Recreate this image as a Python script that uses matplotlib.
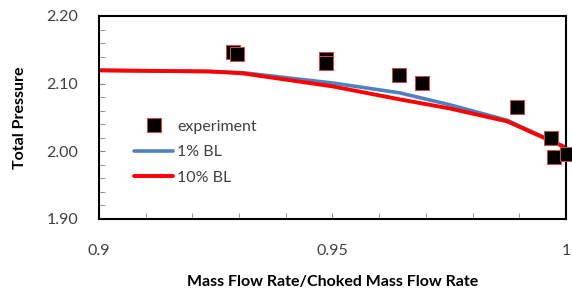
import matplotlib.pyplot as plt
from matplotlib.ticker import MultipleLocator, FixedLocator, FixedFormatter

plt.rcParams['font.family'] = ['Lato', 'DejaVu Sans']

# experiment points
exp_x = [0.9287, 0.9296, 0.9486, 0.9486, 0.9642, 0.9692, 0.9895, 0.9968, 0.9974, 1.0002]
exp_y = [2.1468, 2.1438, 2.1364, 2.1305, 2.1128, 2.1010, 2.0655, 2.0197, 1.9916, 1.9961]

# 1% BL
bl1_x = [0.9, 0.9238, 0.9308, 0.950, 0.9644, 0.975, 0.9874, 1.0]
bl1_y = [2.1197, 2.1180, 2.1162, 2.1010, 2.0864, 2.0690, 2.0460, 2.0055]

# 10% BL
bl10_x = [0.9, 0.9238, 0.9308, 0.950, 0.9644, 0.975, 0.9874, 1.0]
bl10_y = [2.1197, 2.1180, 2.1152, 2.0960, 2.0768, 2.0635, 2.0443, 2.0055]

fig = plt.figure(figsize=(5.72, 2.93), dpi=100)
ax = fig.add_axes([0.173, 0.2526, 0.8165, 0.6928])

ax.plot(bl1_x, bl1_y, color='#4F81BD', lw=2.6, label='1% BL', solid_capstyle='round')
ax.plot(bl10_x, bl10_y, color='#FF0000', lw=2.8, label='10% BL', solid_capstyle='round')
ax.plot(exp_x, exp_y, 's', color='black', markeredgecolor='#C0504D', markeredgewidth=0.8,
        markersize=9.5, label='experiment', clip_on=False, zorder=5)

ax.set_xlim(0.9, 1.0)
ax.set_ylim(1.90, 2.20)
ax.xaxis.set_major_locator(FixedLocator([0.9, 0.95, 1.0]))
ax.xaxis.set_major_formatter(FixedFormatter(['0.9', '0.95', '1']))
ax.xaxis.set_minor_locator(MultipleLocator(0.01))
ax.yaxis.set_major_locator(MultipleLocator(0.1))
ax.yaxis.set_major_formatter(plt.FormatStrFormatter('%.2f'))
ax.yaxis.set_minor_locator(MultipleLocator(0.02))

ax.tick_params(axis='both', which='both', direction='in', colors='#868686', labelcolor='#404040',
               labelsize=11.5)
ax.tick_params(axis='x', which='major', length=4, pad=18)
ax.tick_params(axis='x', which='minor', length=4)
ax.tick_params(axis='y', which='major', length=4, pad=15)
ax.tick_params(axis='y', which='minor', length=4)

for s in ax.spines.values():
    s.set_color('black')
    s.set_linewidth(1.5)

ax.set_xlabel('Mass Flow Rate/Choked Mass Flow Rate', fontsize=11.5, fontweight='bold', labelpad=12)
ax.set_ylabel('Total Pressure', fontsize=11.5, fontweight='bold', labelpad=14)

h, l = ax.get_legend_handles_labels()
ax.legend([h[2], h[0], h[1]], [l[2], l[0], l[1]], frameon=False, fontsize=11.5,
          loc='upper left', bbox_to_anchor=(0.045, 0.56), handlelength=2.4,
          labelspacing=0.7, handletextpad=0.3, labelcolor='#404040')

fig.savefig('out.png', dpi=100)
==========
◆ **WORK TO BE COMPLETED**:
Pictures are excluded; output everything else in the data verbatim.

◆ **FULL RESPONSE**:
Recreate this image as a Python script that uses matplotlib.
import matplotlib.pyplot as plt
from matplotlib.ticker import MultipleLocator, FixedLocator, FixedFormatter

plt.rcParams['font.family'] = ['Lato', 'DejaVu Sans']

# experiment points
exp_x = [0.9287, 0.9296, 0.9486, 0.9486, 0.9642, 0.9692, 0.9895, 0.9968, 0.9974, 1.0002]
exp_y = [2.1468, 2.1438, 2.1364, 2.1305, 2.1128, 2.1010, 2.0655, 2.0197, 1.9916, 1.9961]

# 1% BL
bl1_x = [0.9, 0.9238, 0.9308, 0.950, 0.9644, 0.975, 0.9874, 1.0]
bl1_y = [2.1197, 2.1180, 2.1162, 2.1010, 2.0864, 2.0690, 2.0460, 2.0055]

# 10% BL
bl10_x = [0.9, 0.9238, 0.9308, 0.950, 0.9644, 0.975, 0.9874, 1.0]
bl10_y = [2.1197, 2.1180, 2.1152, 2.0960, 2.0768, 2.0635, 2.0443, 2.0055]

fig = plt.figure(figsize=(5.72, 2.93), dpi=100)
ax = fig.add_axes([0.173, 0.2526, 0.8165, 0.6928])

ax.plot(bl1_x, bl1_y, color='#4F81BD', lw=2.6, label='1% BL', solid_capstyle='round')
ax.plot(bl10_x, bl10_y, color='#FF0000', lw=2.8, label='10% BL', solid_capstyle='round')
ax.plot(exp_x, exp_y, 's', color='black', markeredgecolor='#C0504D', markeredgewidth=0.8,
        markersize=9.5, label='experiment', clip_on=False, zorder=5)

ax.set_xlim(0.9, 1.0)
ax.set_ylim(1.90, 2.20)
ax.xaxis.set_major_locator(FixedLocator([0.9, 0.95, 1.0]))
ax.xaxis.set_major_formatter(FixedFormatter(['0.9', '0.95', '1']))
ax.xaxis.set_minor_locator(MultipleLocator(0.01))
ax.yaxis.set_major_locator(MultipleLocator(0.1))
ax.yaxis.set_major_formatter(plt.FormatStrFormatter('%.2f'))
ax.yaxis.set_minor_locator(MultipleLocator(0.02))

ax.tick_params(axis='both', which='both', direction='in', colors='#868686', labelcolor='#404040',
               labelsize=11.5)
ax.tick_params(axis='x', which='major', length=4, pad=18)
ax.tick_params(axis='x', which='minor', length=4)
ax.tick_params(axis='y', which='major', length=4, pad=15)
ax.tick_params(axis='y', which='minor', length=4)

for s in ax.spines.values():
    s.set_color('black')
    s.set_linewidth(1.5)

ax.set_xlabel('Mass Flow Rate/Choked Mass Flow Rate', fontsize=11.5, fontweight='bold', labelpad=12)
ax.set_ylabel('Total Pressure', fontsize=11.5, fontweight='bold', labelpad=14)

h, l = ax.get_legend_handles_labels()
ax.legend([h[2], h[0], h[1]], [l[2], l[0], l[1]], frameon=False, fontsize=11.5,
          loc='upper left', bbox_to_anchor=(0.045, 0.56), handlelength=2.4,
          labelspacing=0.7, handletextpad=0.3, labelcolor='#404040')

fig.savefig('out.png', dpi=100)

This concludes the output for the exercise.